From left to right: Pride Icons co-founders Regev Gur, Eliad Cohen and Amir Lazarovich 

Pride Icons

Harris Poll found that among the LGBTQ+ community, 25 percent own cryptocurrencies, compared with 13 percent of the general US public,” says Cohen. “The LGBTQ+ community has been featured in NFT collections but Pride Icons is the first time we are able to fully claim ownership and empower the community to become more involved in NFTs and web3 initiatives.”

Before the debut of Pride Icons, The Queenly NFT was launched in April 2021 as the first cryptogallery for queer creators. Founded by NYC drag queen Ruby Powers, the platform made headlines for its focus on the “ethical” sale of NFTs that places artist consent, credit and compensation at the forefront.
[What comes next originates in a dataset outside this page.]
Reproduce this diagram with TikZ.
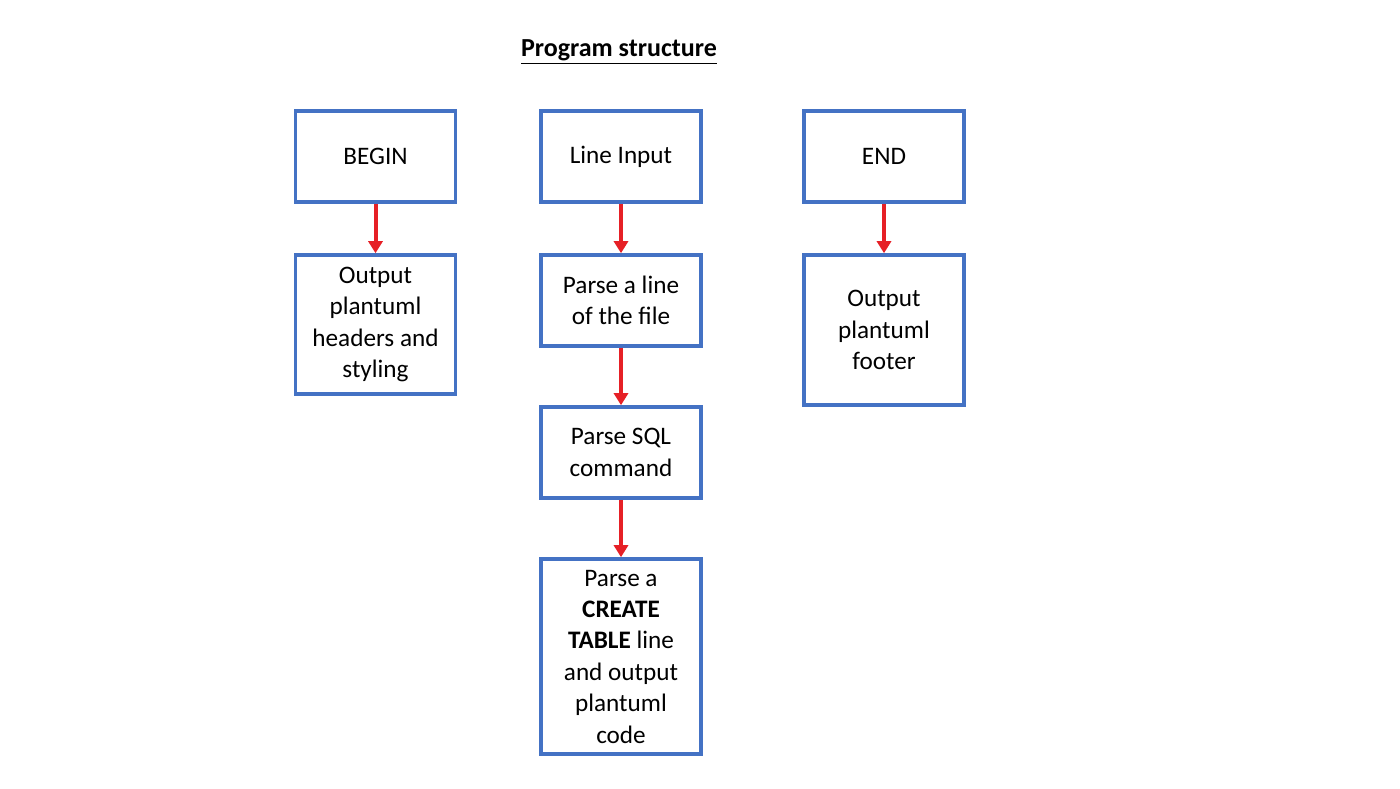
\documentclass[tikz,border=0pt]{standalone}
\usepackage{fontspec}
\setmainfont{Carlito}
\usepackage{tikz}
\usetikzlibrary{arrows.meta}
\definecolor{Box-Blue}{RGB}{68, 114, 196}
\definecolor{Arrow-Red}{RGB}{230, 32, 38}

\begin{document}
\begin{tikzpicture}[x=0.5pt, y=-0.5pt, font=\fontsize{12.6}{15.7}\selectfont,
  stepbox/.style={rectangle, draw=Box-Blue, line width=1.8pt, minimum width=80pt, text width=77pt, inner sep=1pt, outer sep=0pt, align=flush center},
  flow/.style={draw=Arrow-Red, line width=2pt, -{Triangle[length=6pt, width=7pt]}, shorten <=0.9pt, shorten >=0.9pt}]

\useasboundingbox (0,0) rectangle (1400,788);

\node [font=\fontsize{13}{15}\selectfont\bfseries] (title) at (619,52) {\underline{Program structure}};

\node [stepbox, minimum height=45.5pt] (begin) at (375.5,156.5) {BEGIN};

\node [stepbox, minimum height=69.5pt, anchor=north] (hdr) at ([yshift=-26.5pt]begin.south) {
Output\\ plantuml\\ headers and\\ styling};

\node [stepbox, minimum height=45.5pt] (input) at (621,156.5) {Line Input};

\node [stepbox, minimum height=45.5pt, anchor=north] (line) at ([yshift=-26.5pt]input.south) {
Parse a line\\ of the file};

\node [stepbox, minimum height=45.5pt, anchor=north] (sql) at ([yshift=-30.5pt]line.south) {
Parse SQL\\ command};

\node [stepbox, minimum height=97.5pt, anchor=north] (create) at ([yshift=-30.5pt]sql.south) {
Parse a\\ \textbf{CREATE}\\ \textbf{TABLE} line\\ and output\\ plantuml\\ code};

\node [stepbox, minimum height=45.5pt] (end) at (884,156.5) {END};

\node [stepbox, minimum height=75pt, anchor=north] (ftr) at ([yshift=-26.5pt]end.south) {
Output\\ plantuml\\ footer};

\draw [flow] (begin) -- (hdr);
\draw [flow] (input) -- (line);
\draw [flow] (line) -- (sql);
\draw [flow] (sql) -- (create);
\draw [flow] (end) -- (ftr);

\end{tikzpicture}
\end{document}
The space accepts bids for works by artists and activists through OpenSea, and each of its collections donates funds to nonprofit organizations.

Artist Max Bahman illustrated the Pride Icons collection’s NFTs. 

Pride Icons

Out of hundreds of NFT collections with no philanthropic incentives at all, Pride Icons and The Queenly NFT are just two in a handful of those focused on spotlighting queer artists and amplifying queer communities.

When asked what Pride Icons members can expect six months to a year from now, Cohen states “we are here to stay and for us, this is just the beginning. There are a lot of other ideas being discussed and we’re excited to see how they turn out.” July will be the last month to get your hands on the whimsical NFTs before the company makes an official announcement about its final donations in August. The announcement will be followed by a celebratory bash, later in the fall, that intends to bring global Pi members together for the first time. The save-the-date for that party should serve as a good reminder that making a difference for people in need can happen any time of year.